EXERCISE AIM >> Repeat all of the material below exactly as written, images excluded.

PROVIDED DATA >>
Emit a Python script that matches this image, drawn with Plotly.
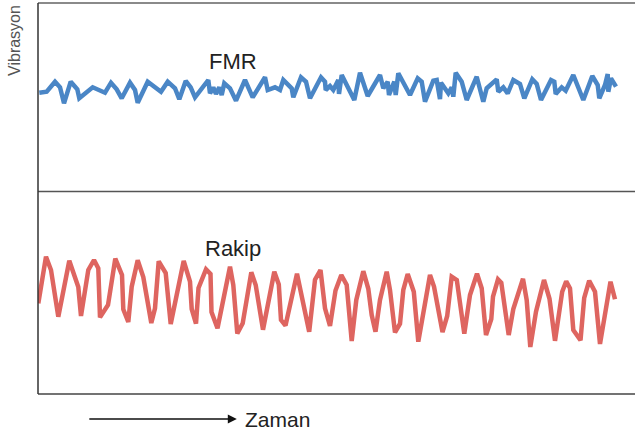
import plotly.graph_objects as go

# ---- data (time in arbitrary units, vibration amplitude in arbitrary units) ----
fmr_t = [1.3, 8.7, 17, 22, 26, 32.7, 39.3, 41.3, 54.7, 67, 73, 78.7, 83.7, 92, 97, 99.7,
         109.7, 123, 129.7, 137, 141.3, 147.7, 152.7, 157, 170.3, 172, 175.3, 178, 181.3,
         183.7, 186.3, 192, 198, 207, 214.7, 227, 229.7, 237, 242, 245.3, 253.7, 255.3,
         263, 268, 272, 283, 287, 287.7, 292, 295.3, 300.3, 301, 303.7, 316.3, 322, 329.7,
         342, 345.3, 349.7, 351, 356.3, 357.7, 360.3, 372, 379.7, 383.7, 387, 392, 395.3,
         398.7, 400.3, 402, 403, 410.3, 413.7, 415.3, 417.7, 423.7, 428.7, 438.7, 445.3,
         448.7, 458.7, 460.3, 465.3, 469.7, 475.3, 482, 486.3, 494.3, 498.7, 503, 513,
         516.3, 517.7, 523.7, 527.7, 535.3, 545.3, 554.3, 559.7, 561.3, 567, 569.7, 570.3,
         573, 578]
fmr_v = [301.3, 302.3, 312.3, 306.7, 290.7, 312.3, 304.7, 295.7, 306.7, 301.3, 311.3, 304.7,
         295.7, 311.3, 304, 291.3, 312.3, 302.3, 312.3, 305.7, 294.7, 313, 306.7, 296.7, 314,
         300.7, 306.7, 300, 306.7, 299, 310.7, 305.7, 293.3, 314, 296.7, 316.7, 304, 306.7,
         304, 314, 305.7, 296.7, 316.7, 312.3, 295.7, 316.7, 312.3, 304, 308, 304, 314, 300,
         319, 294, 321.3, 298, 319, 305.7, 312.3, 299, 312.3, 299, 320.7, 299, 315.7, 312.3,
         292.3, 305.7, 313.3, 314, 305.7, 295, 311.3, 300.7, 306.7, 297.3, 321.3, 312.3, 294,
         317.3, 292.3, 305.7, 314.7, 302.3, 306.7, 300.7, 314, 310, 295.7, 314.7, 310, 294,
         314, 312.3, 300, 306.7, 303.3, 319, 294, 318, 309, 295.7, 309, 320, 302.3, 315.7,
         307.3]

rakip_t = [0.3, 8, 13, 20.3, 31.3, 40.3, 43, 50.3, 56, 60.3, 62, 70, 77.3, 84, 85.3, 90.3,
           93.7, 99.7, 105.3, 113.3, 117, 120.7, 127.7, 132.7, 145.7, 152, 153.7, 158, 160.5,
           168, 172.5, 173.5, 179.5, 192, 195.3, 199.3, 204.7, 213.3, 217.7, 225, 236.3,
           240.8, 243, 247.5, 259, 271.2, 277, 282.5, 287, 292, 297.5, 303.3, 308.7, 313.7,
           318.3, 325.3, 330.3, 333.7, 337.5, 342, 348.7, 352, 357, 362, 365.3, 369.7, 375.8,
           380.3, 392, 396, 404.5, 409.2, 413.7, 418.8, 426.3, 432, 439, 443.7, 448, 453.3,
           455, 460, 463.3, 470.7, 475.3, 485, 488.7, 492.3, 498, 506, 511.5, 517, 524.2,
           528.2, 532, 535.3, 542.5, 546.2, 551.2, 557, 562, 572.5, 577]
rakip_v = [90.7, 137.3, 124, 77.3, 133.3, 107, 78, 124, 134, 125.7, 76.7, 89, 135.3, 119,
           84.7, 72, 107.3, 133.7, 117, 71, 85.7, 132.7, 121, 70, 133, 112.3, 85, 70.3, 106,
           124.7, 120, 82, 65.7, 127.3, 109, 60.5, 70.7, 121.7, 109, 64.3, 122.3, 109.5, 74,
           68.5, 120.3, 62.3, 114.3, 124, 85.7, 68, 103.5, 119, 109, 53, 94, 122.8, 105.2, 79,
           62.3, 94, 122.3, 104, 61.5, 70.3, 104, 120, 102.3, 52.3, 119, 107.5, 62, 78, 117.3,
           114, 60.3, 99, 120.3, 105.7, 59, 75, 97.3, 114.7, 111.3, 59, 85, 115.2, 94, 47,
           82.3, 114, 95.2, 53.2, 102.3, 112.8, 105.7, 64, 53.7, 96.2, 113.3, 102.3, 50,
           112.3, 94.7]

series_labels = ["FMR", "Rakip"]
y_title = "Vibrasyon"
x_title = "Zaman"
divider_level = 202.5

BLUE = "#4a86c6"
RED = "#de6560"
FONT = "Liberation Sans, Arial, Helvetica, sans-serif"

fig = go.Figure()
fig.add_trace(go.Scatter(x=fmr_t, y=fmr_v, mode="lines", name=series_labels[0],
                         line=dict(color=BLUE, width=4.5), hoverinfo="skip"))
fig.add_trace(go.Scatter(x=rakip_t, y=rakip_v, mode="lines", name=series_labels[1],
                         line=dict(color=RED, width=4.5), hoverinfo="skip"))

fig.update_layout(
    width=635, height=438,
    margin=dict(l=38, r=0, t=3, b=44),
    paper_bgcolor="white", plot_bgcolor="white",
    showlegend=False,
    xaxis=dict(range=[0, 597], visible=False, fixedrange=True),
    yaxis=dict(range=[0, 391], visible=False, fixedrange=True),
    font=dict(family=FONT),
)

# frame lines
fig.add_shape(type="line", xref="paper", yref="paper", x0=0, x1=1, y0=1, y1=1,
              line=dict(color="#8a8a8a", width=2))
fig.add_shape(type="line", xref="paper", yref="paper", x0=0, x1=1, y0=0, y1=0,
              line=dict(color="#444444", width=1.5))
fig.add_shape(type="line", xref="paper", yref="y", x0=0, x1=1, y0=divider_level, y1=divider_level,
              line=dict(color="#555555", width=1.5))
fig.add_shape(type="line", xref="paper", yref="paper", x0=0, x1=0, y0=0, y1=1,
              line=dict(color="#333333", width=1.5))

# labels
fig.add_annotation(x=195, y=333, xref="x", yref="y", text=series_labels[0], showarrow=False,
                   xanchor="center", yanchor="middle",
                   font=dict(size=22, color="#222222"))
fig.add_annotation(x=195, y=146, xref="x", yref="y", text=series_labels[1], showarrow=False,
                   xanchor="center", yanchor="middle",
                   font=dict(size=22, color="#222222"))
fig.add_annotation(x=-0.0385, y=0.903, xref="paper", yref="paper", text=y_title,
                   textangle=-90, showarrow=False, xanchor="center", yanchor="middle",
                   font=dict(size=16, color="#555555"))
fig.add_annotation(x=0.402, y=-0.064, xref="paper", yref="paper", text=x_title,
                   showarrow=False, xanchor="center", yanchor="middle",
                   font=dict(size=21, color="#222222"))
fig.add_annotation(x=0.333, y=-0.064, xref="paper", yref="paper", text="",
                   showarrow=True, ax=-149, ay=0, arrowhead=2, arrowsize=1.2,
                   arrowwidth=1.5, arrowcolor="#111111")

fig.write_html("out.html",
               config={"displayModeBar": False, "staticPlot": True},
               post_script="document.body.style.margin='0';document.body.style.padding='0';")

ANSWER TO THE EXERCISE >>
Emit a Python script that matches this image, drawn with Plotly.
import plotly.graph_objects as go

# ---- data (time in arbitrary units, vibration amplitude in arbitrary units) ----
fmr_t = [1.3, 8.7, 17, 22, 26, 32.7, 39.3, 41.3, 54.7, 67, 73, 78.7, 83.7, 92, 97, 99.7,
         109.7, 123, 129.7, 137, 141.3, 147.7, 152.7, 157, 170.3, 172, 175.3, 178, 181.3,
         183.7, 186.3, 192, 198, 207, 214.7, 227, 229.7, 237, 242, 245.3, 253.7, 255.3,
         263, 268, 272, 283, 287, 287.7, 292, 295.3, 300.3, 301, 303.7, 316.3, 322, 329.7,
         342, 345.3, 349.7, 351, 356.3, 357.7, 360.3, 372, 379.7, 383.7, 387, 392, 395.3,
         398.7, 400.3, 402, 403, 410.3, 413.7, 415.3, 417.7, 423.7, 428.7, 438.7, 445.3,
         448.7, 458.7, 460.3, 465.3, 469.7, 475.3, 482, 486.3, 494.3, 498.7, 503, 513,
         516.3, 517.7, 523.7, 527.7, 535.3, 545.3, 554.3, 559.7, 561.3, 567, 569.7, 570.3,
         573, 578]
fmr_v = [301.3, 302.3, 312.3, 306.7, 290.7, 312.3, 304.7, 295.7, 306.7, 301.3, 311.3, 304.7,
         295.7, 311.3, 304, 291.3, 312.3, 302.3, 312.3, 305.7, 294.7, 313, 306.7, 296.7, 314,
         300.7, 306.7, 300, 306.7, 299, 310.7, 305.7, 293.3, 314, 296.7, 316.7, 304, 306.7,
         304, 314, 305.7, 296.7, 316.7, 312.3, 295.7, 316.7, 312.3, 304, 308, 304, 314, 300,
         319, 294, 321.3, 298, 319, 305.7, 312.3, 299, 312.3, 299, 320.7, 299, 315.7, 312.3,
         292.3, 305.7, 313.3, 314, 305.7, 295, 311.3, 300.7, 306.7, 297.3, 321.3, 312.3, 294,
         317.3, 292.3, 305.7, 314.7, 302.3, 306.7, 300.7, 314, 310, 295.7, 314.7, 310, 294,
         314, 312.3, 300, 306.7, 303.3, 319, 294, 318, 309, 295.7, 309, 320, 302.3, 315.7,
         307.3]

rakip_t = [0.3, 8, 13, 20.3, 31.3, 40.3, 43, 50.3, 56, 60.3, 62, 70, 77.3, 84, 85.3, 90.3,
           93.7, 99.7, 105.3, 113.3, 117, 120.7, 127.7, 132.7, 145.7, 152, 153.7, 158, 160.5,
           168, 172.5, 173.5, 179.5, 192, 195.3, 199.3, 204.7, 213.3, 217.7, 225, 236.3,
           240.8, 243, 247.5, 259, 271.2, 277, 282.5, 287, 292, 297.5, 303.3, 308.7, 313.7,
           318.3, 325.3, 330.3, 333.7, 337.5, 342, 348.7, 352, 357, 362, 365.3, 369.7, 375.8,
           380.3, 392, 396, 404.5, 409.2, 413.7, 418.8, 426.3, 432, 439, 443.7, 448, 453.3,
           455, 460, 463.3, 470.7, 475.3, 485, 488.7, 492.3, 498, 506, 511.5, 517, 524.2,
           528.2, 532, 535.3, 542.5, 546.2, 551.2, 557, 562, 572.5, 577]
rakip_v = [90.7, 137.3, 124, 77.3, 133.3, 107, 78, 124, 134, 125.7, 76.7, 89, 135.3, 119,
           84.7, 72, 107.3, 133.7, 117, 71, 85.7, 132.7, 121, 70, 133, 112.3, 85, 70.3, 106,
           124.7, 120, 82, 65.7, 127.3, 109, 60.5, 70.7, 121.7, 109, 64.3, 122.3, 109.5, 74,
           68.5, 120.3, 62.3, 114.3, 124, 85.7, 68, 103.5, 119, 109, 53, 94, 122.8, 105.2, 79,
           62.3, 94, 122.3, 104, 61.5, 70.3, 104, 120, 102.3, 52.3, 119, 107.5, 62, 78, 117.3,
           114, 60.3, 99, 120.3, 105.7, 59, 75, 97.3, 114.7, 111.3, 59, 85, 115.2, 94, 47,
           82.3, 114, 95.2, 53.2, 102.3, 112.8, 105.7, 64, 53.7, 96.2, 113.3, 102.3, 50,
           112.3, 94.7]

series_labels = ["FMR", "Rakip"]
y_title = "Vibrasyon"
x_title = "Zaman"
divider_level = 202.5

BLUE = "#4a86c6"
RED = "#de6560"
FONT = "Liberation Sans, Arial, Helvetica, sans-serif"

fig = go.Figure()
fig.add_trace(go.Scatter(x=fmr_t, y=fmr_v, mode="lines", name=series_labels[0],
                         line=dict(color=BLUE, width=4.5), hoverinfo="skip"))
fig.add_trace(go.Scatter(x=rakip_t, y=rakip_v, mode="lines", name=series_labels[1],
                         line=dict(color=RED, width=4.5), hoverinfo="skip"))

fig.update_layout(
    width=635, height=438,
    margin=dict(l=38, r=0, t=3, b=44),
    paper_bgcolor="white", plot_bgcolor="white",
    showlegend=False,
    xaxis=dict(range=[0, 597], visible=False, fixedrange=True),
    yaxis=dict(range=[0, 391], visible=False, fixedrange=True),
    font=dict(family=FONT),
)

# frame lines
fig.add_shape(type="line", xref="paper", yref="paper", x0=0, x1=1, y0=1, y1=1,
              line=dict(color="#8a8a8a", width=2))
fig.add_shape(type="line", xref="paper", yref="paper", x0=0, x1=1, y0=0, y1=0,
              line=dict(color="#444444", width=1.5))
fig.add_shape(type="line", xref="paper", yref="y", x0=0, x1=1, y0=divider_level, y1=divider_level,
              line=dict(color="#555555", width=1.5))
fig.add_shape(type="line", xref="paper", yref="paper", x0=0, x1=0, y0=0, y1=1,
              line=dict(color="#333333", width=1.5))

# labels
fig.add_annotation(x=195, y=333, xref="x", yref="y", text=series_labels[0], showarrow=False,
                   xanchor="center", yanchor="middle",
                   font=dict(size=22, color="#222222"))
fig.add_annotation(x=195, y=146, xref="x", yref="y", text=series_labels[1], showarrow=False,
                   xanchor="center", yanchor="middle",
                   font=dict(size=22, color="#222222"))
fig.add_annotation(x=-0.0385, y=0.903, xref="paper", yref="paper", text=y_title,
                   textangle=-90, showarrow=False, xanchor="center", yanchor="middle",
                   font=dict(size=16, color="#555555"))
fig.add_annotation(x=0.402, y=-0.064, xref="paper", yref="paper", text=x_title,
                   showarrow=False, xanchor="center", yanchor="middle",
                   font=dict(size=21, color="#222222"))
fig.add_annotation(x=0.333, y=-0.064, xref="paper", yref="paper", text="",
                   showarrow=True, ax=-149, ay=0, arrowhead=2, arrowsize=1.2,
                   arrowwidth=1.5, arrowcolor="#111111")

fig.write_html("out.html",
               config={"displayModeBar": False, "staticPlot": True},
               post_script="document.body.style.margin='0';document.body.style.padding='0';")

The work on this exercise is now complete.